The Canon EOS M5 is not an amazing engineering feat in terms of mirrorless cameras, but it is certainly a step in the right direction if Canon is really going to pursue the mirrorless market. The camera has a 24.2-megapixel APS-C CMOS sensor capable of Dual Pixel autofocus. It has a DIGIC 7 processor that will give it a burst rate of 7 frames per second and a maximum ISO of 25,600.
The camera has an LCD screen with 1,620,000 dots of resolution that is can be swiveled up and down – you can’t tilt it all the way up but you can tilt it down 180 degrees for selfies. I’m not sure what Canon was thinking with this design, as it seems like it would be easier to take selfies with it flipped in the up position.
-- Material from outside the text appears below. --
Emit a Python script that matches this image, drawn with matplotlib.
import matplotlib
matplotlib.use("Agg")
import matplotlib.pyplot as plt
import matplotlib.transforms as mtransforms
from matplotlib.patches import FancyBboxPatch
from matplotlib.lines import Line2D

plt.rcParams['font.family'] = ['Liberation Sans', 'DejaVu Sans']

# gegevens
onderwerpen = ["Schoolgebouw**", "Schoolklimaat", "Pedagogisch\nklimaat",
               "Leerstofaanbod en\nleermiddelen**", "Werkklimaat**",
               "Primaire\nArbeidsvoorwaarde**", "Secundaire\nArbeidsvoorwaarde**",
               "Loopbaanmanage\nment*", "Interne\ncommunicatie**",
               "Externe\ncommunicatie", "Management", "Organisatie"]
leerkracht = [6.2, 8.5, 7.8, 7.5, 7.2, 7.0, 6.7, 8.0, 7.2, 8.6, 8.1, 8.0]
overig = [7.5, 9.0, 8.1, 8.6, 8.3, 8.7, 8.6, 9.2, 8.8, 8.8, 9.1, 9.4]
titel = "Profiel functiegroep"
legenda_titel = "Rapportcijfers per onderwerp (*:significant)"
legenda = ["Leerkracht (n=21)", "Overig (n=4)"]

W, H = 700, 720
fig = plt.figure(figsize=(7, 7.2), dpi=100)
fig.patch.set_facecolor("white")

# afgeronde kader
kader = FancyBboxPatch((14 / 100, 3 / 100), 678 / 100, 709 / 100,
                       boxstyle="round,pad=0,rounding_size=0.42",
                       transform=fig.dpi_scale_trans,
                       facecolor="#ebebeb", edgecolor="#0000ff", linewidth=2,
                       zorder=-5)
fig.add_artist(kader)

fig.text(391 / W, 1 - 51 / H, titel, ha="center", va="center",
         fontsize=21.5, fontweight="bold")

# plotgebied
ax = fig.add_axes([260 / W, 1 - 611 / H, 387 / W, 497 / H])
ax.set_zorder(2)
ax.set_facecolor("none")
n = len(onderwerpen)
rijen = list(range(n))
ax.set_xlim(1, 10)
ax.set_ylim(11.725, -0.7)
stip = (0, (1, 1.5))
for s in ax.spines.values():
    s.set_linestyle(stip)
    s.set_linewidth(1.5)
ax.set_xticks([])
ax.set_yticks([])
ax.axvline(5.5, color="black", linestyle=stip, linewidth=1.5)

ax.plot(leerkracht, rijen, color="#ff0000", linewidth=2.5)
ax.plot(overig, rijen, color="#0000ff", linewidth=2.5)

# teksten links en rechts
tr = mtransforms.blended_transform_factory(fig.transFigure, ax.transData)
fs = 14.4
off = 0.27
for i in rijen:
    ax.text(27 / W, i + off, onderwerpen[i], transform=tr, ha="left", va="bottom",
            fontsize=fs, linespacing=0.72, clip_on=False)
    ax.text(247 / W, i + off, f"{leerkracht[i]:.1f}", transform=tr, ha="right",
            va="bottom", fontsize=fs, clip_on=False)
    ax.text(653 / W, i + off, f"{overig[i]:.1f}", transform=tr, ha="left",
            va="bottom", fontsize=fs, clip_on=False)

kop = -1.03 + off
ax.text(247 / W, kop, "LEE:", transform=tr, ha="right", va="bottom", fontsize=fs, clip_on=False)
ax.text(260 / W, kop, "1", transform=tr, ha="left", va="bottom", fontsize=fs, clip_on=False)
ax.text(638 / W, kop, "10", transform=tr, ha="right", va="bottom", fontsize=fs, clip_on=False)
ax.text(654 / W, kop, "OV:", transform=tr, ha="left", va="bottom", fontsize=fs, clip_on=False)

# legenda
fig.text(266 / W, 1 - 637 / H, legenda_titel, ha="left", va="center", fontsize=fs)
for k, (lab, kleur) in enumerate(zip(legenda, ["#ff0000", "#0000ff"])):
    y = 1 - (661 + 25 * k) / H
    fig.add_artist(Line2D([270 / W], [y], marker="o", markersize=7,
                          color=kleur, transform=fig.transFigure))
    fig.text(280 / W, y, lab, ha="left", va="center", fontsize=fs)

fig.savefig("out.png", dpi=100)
In a move that I think is somewhat strange, they designed the camera body to look similar to a DSLR. I don’t know why they wouldn’t go with a new look but it could end up being a formula that works for them, as very few companies have been able to crossover from SLRs to mirrorless or vice versa very successfully. It could be argued that consumers will respect Canon keeping similar aesthetics to their DSLRs, as it makes it look more like they’re not trying to do something that they’re not.
While Photokina 2016 was evolutionary rather than turning the photography world upside down, the event did produce several new and exciting advancements that are pushing photographic technology to new levels.
The other day, I stated that I thought that Olympus was the star of the show. Well, I’m changing my mind.
If Photkina was a competition, I’d give the crown to Sigma. The third party lens manufacturer has put forth three very solid lenses which will most likely provide very similar image quality of the big Nikon and Canon bullies at just a fraction of the price.